Law enforcement’s decision to pursue Daley in a high-speed chase also raises issues that Harnett apparently didn’t press. Troopers knew from Daley’s driver’s license and car registration where he lived. Their interest in detaining him stemmed from their suspicion that he was carrying drugs, not that he had committed any violent crimes.

Then came the decision to have Johnson, who was in his cruiser 5 miles south on the interstate in Norwich, put down tire-flattening spike strips on a busy highway to stop Daley.

It wasn’t well thought-out, Volk said. “This was a decision that was made very quickly,” he said, adding that cops could have “broken off the pursuit” instead of escalating the situation. (After Johnson’s death, state police changed policies for how and when to deploy spike strips.)

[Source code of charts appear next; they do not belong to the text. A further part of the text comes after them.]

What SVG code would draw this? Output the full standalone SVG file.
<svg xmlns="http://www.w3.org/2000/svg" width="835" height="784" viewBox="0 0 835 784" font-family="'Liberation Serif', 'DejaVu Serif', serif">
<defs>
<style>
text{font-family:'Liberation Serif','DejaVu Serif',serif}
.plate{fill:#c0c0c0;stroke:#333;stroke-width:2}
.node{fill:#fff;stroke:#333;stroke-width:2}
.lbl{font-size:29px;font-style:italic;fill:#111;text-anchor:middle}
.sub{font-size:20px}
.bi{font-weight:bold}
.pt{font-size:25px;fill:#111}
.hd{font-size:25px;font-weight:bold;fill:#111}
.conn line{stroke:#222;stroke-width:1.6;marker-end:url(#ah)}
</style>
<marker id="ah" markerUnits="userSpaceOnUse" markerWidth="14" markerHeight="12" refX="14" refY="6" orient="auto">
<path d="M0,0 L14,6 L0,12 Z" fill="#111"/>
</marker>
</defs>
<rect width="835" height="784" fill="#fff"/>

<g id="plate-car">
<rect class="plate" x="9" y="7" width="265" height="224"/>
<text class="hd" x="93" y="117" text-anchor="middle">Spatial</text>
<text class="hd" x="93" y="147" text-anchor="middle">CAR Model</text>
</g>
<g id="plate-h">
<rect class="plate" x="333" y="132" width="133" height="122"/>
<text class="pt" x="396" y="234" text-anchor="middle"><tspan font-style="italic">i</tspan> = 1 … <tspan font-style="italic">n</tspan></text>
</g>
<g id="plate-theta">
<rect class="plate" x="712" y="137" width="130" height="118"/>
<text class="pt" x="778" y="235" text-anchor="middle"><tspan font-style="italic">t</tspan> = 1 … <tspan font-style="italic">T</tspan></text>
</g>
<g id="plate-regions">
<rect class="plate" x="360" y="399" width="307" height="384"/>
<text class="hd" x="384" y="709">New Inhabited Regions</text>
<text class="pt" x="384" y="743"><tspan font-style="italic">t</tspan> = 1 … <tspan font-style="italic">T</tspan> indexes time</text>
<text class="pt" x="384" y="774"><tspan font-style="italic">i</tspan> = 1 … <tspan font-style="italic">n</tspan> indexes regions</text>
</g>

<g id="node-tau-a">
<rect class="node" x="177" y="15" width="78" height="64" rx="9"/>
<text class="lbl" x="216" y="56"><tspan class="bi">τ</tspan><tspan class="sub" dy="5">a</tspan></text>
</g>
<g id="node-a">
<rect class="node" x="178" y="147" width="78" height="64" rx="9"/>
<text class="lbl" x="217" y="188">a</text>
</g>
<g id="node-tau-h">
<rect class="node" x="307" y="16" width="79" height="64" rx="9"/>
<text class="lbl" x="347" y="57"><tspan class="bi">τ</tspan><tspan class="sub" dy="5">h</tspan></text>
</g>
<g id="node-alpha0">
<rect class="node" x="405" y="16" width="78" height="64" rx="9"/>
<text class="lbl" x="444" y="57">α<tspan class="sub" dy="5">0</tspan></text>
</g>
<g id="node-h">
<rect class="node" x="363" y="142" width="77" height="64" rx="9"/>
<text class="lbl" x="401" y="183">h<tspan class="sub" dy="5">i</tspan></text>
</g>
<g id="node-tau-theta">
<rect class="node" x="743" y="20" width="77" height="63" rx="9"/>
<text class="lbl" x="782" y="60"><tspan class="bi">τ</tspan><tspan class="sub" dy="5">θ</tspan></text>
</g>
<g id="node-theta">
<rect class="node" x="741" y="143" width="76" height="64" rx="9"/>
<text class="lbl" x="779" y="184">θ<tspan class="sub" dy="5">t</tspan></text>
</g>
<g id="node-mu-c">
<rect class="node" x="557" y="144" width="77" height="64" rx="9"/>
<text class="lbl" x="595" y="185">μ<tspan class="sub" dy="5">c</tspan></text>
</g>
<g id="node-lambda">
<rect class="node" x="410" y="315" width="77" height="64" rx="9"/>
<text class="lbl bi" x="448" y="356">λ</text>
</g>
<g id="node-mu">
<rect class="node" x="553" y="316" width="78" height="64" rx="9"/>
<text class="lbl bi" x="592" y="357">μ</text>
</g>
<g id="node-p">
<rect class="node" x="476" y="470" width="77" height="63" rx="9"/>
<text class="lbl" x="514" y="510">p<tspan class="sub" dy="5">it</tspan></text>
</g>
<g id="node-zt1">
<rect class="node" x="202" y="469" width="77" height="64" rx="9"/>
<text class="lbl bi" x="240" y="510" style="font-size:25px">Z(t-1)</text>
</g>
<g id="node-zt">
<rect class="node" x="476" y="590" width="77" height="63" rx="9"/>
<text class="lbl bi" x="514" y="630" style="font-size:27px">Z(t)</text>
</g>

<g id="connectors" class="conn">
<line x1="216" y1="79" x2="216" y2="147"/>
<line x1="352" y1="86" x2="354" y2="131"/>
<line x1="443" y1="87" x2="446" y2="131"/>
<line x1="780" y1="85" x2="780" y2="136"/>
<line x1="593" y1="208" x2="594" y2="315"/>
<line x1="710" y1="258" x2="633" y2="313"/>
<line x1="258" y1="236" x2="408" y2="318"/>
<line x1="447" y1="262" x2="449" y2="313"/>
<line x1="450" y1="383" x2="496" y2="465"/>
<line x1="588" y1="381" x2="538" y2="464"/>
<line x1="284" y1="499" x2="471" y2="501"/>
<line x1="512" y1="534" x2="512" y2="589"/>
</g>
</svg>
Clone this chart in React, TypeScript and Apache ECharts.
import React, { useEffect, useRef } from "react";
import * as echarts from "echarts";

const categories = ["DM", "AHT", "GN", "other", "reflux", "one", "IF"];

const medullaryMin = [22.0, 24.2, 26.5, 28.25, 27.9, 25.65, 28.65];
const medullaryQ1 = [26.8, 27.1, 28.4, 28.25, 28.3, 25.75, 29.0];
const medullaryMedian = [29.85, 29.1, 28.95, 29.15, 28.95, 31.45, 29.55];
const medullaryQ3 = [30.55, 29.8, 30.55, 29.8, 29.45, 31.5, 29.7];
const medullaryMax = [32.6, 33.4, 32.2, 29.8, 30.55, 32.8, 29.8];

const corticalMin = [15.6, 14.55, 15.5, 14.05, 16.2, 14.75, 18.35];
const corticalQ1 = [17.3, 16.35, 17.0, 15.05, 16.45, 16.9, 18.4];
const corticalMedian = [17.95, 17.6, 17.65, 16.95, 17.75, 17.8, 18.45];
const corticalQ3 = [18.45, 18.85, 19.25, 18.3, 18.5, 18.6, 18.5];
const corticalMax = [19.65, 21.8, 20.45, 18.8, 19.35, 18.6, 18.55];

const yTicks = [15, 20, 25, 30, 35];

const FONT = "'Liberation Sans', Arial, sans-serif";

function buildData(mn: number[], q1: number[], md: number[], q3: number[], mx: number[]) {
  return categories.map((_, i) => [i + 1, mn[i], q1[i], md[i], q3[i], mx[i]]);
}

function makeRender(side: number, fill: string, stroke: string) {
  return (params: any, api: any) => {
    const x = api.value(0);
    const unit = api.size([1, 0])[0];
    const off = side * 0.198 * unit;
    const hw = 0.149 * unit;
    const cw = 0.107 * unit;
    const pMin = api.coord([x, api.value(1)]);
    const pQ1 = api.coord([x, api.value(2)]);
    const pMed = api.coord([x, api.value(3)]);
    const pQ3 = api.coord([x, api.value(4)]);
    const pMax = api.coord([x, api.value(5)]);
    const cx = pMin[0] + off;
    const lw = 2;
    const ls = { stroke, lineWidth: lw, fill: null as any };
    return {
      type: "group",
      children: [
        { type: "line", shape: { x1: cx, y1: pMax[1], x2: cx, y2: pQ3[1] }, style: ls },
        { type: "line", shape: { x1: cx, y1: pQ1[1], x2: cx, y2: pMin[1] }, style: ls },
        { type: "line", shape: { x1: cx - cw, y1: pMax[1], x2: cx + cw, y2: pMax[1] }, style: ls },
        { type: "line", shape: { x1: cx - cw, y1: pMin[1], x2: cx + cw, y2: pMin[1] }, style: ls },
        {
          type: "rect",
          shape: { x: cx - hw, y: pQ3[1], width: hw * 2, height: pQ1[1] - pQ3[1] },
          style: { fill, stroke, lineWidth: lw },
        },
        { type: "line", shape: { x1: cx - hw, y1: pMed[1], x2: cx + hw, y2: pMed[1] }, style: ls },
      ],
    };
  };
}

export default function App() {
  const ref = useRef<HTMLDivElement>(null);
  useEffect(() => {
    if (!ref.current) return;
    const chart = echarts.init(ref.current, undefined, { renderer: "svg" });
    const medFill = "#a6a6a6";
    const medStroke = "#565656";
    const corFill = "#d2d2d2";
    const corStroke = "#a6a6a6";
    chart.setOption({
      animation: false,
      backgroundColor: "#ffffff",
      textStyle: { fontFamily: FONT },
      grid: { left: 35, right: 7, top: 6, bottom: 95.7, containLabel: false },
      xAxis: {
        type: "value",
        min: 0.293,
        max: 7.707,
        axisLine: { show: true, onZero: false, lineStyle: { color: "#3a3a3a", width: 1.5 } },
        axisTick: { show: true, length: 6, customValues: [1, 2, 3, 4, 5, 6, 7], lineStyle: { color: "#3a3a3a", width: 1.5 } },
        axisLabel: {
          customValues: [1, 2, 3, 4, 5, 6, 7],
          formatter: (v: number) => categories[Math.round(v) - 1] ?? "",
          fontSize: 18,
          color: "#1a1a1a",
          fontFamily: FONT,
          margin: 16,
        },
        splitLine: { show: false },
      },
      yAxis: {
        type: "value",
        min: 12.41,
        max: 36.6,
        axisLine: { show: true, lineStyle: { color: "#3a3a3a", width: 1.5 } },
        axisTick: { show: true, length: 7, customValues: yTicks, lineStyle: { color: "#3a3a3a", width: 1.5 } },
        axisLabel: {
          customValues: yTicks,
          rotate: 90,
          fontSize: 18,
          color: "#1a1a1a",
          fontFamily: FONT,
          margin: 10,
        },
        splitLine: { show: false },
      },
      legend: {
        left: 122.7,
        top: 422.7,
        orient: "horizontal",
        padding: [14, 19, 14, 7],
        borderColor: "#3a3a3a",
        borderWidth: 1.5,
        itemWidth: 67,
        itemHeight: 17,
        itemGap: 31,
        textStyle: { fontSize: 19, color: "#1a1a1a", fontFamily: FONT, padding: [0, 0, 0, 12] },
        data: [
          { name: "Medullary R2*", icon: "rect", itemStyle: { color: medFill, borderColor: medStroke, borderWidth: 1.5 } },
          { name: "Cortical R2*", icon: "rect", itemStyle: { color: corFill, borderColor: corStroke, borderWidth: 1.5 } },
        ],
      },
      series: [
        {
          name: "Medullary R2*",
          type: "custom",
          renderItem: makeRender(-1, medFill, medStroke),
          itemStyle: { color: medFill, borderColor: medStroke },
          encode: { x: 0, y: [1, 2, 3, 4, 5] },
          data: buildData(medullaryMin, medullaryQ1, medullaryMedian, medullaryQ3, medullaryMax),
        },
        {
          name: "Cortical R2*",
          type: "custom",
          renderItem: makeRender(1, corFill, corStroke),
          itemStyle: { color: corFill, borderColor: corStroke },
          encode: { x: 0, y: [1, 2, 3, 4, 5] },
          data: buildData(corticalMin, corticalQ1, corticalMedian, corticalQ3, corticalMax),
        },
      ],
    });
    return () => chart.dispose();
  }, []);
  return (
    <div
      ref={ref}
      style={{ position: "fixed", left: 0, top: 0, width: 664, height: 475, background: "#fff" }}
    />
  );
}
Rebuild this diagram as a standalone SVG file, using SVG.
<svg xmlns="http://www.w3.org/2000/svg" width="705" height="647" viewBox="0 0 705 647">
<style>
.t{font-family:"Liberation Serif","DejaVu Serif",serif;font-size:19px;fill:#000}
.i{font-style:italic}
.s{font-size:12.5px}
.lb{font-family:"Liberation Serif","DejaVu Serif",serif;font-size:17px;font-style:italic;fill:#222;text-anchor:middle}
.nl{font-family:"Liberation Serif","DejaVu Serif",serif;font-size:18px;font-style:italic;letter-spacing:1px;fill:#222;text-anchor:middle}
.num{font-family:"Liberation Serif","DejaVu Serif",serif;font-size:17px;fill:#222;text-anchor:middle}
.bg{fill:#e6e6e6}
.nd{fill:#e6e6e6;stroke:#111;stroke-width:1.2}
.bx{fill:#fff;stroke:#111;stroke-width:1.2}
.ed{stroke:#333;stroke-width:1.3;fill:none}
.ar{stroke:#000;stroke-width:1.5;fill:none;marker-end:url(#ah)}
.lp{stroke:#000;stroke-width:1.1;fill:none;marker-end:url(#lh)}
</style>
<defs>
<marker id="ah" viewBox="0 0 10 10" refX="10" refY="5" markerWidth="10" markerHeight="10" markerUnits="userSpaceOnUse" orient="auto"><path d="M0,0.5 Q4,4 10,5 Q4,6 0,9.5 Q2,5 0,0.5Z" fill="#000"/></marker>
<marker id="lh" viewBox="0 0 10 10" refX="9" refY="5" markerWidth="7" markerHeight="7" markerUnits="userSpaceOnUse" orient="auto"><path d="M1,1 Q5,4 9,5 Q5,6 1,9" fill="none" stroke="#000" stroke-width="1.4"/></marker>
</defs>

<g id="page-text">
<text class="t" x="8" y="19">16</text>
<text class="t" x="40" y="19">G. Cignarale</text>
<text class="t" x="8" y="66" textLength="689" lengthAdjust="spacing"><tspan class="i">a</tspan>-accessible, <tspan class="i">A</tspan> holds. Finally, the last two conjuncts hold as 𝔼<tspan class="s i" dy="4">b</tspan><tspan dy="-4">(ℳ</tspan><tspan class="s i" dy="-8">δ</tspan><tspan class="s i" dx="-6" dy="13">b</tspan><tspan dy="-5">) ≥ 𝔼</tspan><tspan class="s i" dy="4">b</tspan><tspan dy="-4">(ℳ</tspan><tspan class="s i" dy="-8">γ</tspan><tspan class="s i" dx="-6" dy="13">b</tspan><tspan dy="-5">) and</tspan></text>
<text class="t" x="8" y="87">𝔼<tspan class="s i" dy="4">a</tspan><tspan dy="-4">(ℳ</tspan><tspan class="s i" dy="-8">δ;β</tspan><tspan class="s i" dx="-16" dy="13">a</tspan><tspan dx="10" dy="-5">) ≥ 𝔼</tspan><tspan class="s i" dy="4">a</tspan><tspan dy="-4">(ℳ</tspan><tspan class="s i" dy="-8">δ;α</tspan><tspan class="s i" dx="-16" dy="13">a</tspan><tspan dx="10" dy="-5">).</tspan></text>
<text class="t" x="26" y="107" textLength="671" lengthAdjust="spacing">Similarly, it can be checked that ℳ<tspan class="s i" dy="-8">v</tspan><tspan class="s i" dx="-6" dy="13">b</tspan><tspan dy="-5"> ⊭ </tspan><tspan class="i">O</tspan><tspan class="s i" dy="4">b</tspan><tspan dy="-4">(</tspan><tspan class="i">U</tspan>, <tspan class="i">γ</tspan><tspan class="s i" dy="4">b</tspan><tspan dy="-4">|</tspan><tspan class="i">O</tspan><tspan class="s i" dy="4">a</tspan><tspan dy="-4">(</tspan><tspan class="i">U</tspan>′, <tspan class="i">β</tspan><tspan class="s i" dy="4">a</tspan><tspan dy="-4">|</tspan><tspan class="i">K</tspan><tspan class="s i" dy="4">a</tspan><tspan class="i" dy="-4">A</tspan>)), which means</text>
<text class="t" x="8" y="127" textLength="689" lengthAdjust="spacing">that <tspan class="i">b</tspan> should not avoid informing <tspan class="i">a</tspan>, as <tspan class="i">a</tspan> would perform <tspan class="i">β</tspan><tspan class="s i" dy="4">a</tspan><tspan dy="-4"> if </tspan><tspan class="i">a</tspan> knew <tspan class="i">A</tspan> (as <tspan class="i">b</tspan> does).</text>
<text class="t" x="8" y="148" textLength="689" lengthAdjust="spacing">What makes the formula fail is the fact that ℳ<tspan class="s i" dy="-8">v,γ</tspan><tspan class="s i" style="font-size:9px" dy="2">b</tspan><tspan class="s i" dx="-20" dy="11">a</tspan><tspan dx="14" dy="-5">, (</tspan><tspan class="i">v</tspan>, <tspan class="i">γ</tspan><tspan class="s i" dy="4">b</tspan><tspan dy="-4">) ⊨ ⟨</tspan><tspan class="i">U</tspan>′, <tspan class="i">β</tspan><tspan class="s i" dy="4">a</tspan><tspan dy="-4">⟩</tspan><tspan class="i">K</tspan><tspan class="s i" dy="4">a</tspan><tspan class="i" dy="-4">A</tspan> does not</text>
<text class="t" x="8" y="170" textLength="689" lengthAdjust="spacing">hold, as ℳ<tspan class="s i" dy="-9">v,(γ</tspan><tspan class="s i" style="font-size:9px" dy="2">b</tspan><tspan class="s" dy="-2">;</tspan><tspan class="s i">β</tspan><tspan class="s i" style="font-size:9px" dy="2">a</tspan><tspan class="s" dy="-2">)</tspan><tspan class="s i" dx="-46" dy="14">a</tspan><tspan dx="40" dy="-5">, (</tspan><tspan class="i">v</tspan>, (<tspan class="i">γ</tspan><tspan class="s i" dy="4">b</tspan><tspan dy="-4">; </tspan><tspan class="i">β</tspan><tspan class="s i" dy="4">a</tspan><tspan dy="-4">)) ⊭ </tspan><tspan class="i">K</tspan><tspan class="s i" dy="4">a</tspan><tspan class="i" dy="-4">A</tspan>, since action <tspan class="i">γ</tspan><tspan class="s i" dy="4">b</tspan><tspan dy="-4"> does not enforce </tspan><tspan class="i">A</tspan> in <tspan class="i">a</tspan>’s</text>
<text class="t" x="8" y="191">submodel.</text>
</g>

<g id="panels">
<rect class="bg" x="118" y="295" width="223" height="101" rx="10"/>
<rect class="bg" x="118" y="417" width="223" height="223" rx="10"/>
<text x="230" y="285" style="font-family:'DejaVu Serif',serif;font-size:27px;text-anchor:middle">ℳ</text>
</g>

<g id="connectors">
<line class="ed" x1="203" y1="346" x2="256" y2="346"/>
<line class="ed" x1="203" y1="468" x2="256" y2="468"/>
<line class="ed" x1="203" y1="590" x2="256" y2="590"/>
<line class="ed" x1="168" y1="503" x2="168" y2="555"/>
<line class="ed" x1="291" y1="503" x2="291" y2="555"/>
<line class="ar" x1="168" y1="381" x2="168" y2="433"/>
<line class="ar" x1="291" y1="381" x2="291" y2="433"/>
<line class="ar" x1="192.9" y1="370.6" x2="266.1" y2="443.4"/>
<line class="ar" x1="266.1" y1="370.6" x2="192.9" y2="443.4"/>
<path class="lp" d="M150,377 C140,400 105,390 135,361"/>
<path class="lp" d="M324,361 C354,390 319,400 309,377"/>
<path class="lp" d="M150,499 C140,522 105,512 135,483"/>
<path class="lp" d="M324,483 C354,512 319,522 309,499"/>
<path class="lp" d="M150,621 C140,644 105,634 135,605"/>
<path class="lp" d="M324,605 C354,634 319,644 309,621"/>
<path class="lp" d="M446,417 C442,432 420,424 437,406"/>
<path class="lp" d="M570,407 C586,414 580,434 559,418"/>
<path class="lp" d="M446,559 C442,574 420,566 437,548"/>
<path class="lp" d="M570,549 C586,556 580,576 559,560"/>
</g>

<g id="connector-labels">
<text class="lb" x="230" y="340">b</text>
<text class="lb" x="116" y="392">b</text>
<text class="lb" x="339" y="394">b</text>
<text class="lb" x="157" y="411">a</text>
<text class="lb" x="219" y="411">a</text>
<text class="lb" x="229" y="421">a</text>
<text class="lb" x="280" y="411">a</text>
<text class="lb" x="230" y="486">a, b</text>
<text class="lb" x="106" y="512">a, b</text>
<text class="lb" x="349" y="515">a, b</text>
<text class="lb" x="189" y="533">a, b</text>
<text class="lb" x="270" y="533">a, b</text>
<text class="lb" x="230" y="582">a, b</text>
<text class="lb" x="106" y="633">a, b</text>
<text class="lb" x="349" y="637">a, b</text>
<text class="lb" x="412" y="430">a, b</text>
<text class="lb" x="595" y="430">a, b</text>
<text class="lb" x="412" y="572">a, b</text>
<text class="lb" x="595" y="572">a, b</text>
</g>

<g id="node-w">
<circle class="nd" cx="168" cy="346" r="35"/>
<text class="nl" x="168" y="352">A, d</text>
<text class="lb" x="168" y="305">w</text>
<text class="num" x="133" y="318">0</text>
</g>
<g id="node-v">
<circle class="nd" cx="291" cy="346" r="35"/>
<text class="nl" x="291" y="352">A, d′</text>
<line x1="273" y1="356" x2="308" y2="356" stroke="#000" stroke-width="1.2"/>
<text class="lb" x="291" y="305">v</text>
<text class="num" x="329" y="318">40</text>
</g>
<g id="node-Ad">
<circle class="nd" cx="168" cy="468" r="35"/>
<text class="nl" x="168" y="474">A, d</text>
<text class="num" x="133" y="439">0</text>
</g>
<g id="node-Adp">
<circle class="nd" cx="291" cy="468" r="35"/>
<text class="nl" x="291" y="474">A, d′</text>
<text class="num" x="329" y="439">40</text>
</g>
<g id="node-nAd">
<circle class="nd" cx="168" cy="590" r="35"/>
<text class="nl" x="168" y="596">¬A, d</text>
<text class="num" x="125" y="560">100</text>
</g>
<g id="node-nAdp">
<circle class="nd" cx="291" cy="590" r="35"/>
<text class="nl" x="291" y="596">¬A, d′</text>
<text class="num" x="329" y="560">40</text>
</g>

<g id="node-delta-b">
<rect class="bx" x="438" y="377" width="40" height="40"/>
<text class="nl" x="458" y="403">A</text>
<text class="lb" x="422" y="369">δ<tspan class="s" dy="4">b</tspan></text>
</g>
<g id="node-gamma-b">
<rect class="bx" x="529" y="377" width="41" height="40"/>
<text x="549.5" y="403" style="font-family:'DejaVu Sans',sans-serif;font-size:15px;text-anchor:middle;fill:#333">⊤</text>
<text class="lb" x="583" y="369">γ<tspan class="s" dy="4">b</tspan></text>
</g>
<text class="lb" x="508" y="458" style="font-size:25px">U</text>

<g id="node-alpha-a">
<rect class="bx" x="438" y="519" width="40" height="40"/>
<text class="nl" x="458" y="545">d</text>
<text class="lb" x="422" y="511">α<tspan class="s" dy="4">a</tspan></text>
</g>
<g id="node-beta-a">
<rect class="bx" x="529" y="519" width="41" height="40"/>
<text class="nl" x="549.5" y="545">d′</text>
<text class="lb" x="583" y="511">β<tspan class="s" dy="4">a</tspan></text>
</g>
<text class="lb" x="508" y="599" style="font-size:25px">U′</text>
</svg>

Although it wasn’t mentioned on Monday, civil court documents filed prior to the state’s insurance carrier reaching a $4.5 million settlement with Johnson’s family in 2013 raised the possibility that state police might have erred in their pursuit of Daley.

Windsor County State’s Attorney David Cahill didn’t prosecute the original case against Daley, but he is handling the post-conviction relief matter. Cahill and Colin Seaman, a Waitsfield, Vt., attorney serving as the state’s expert witness, argued that Harnett’s work in the case met the profession’s “minimally competent standard.”

Seaman put little stock in Daley’s argument. Although state police might have gone “a little far” in the traffic stop, troopers still had reason to chase after Daley and put down the spike strips, Seaman said.

Harnett didn’t have a lot to work with, Seaman said. “You’ve got the media, the family, a lot of the public” already against Daley, he testified. He argued that the defense blaming police would only “make things worse.”

A few years ago, after learning more about the case and talking extensively with Daley, I changed my thinking. As I’ve written before, he deserved a lengthy sentence but enough is enough. If he loses this round, he’ll likely have to finish his minimum sentence of 10 more years behind bars.

By comparison, Derek Seber, a 22-year-old Norwich University student, spent 2½ years in prison after getting into a one-car crash that killed an 18-year-old female passenger in 2011. Seber pleaded guilty to drunken driving — his blood alcohol level was more than twice the legal limit — with death resulting and no contest to fleeing the crime scene.

During a break in Monday’s trial, I caught up with Appel outside the courtroom. Bringing up the state police’s role in the events preceding Johnson’s death is “painful but appropriate,” Appel said. “Their bad choices don’t count in this forum, only Eric’s.”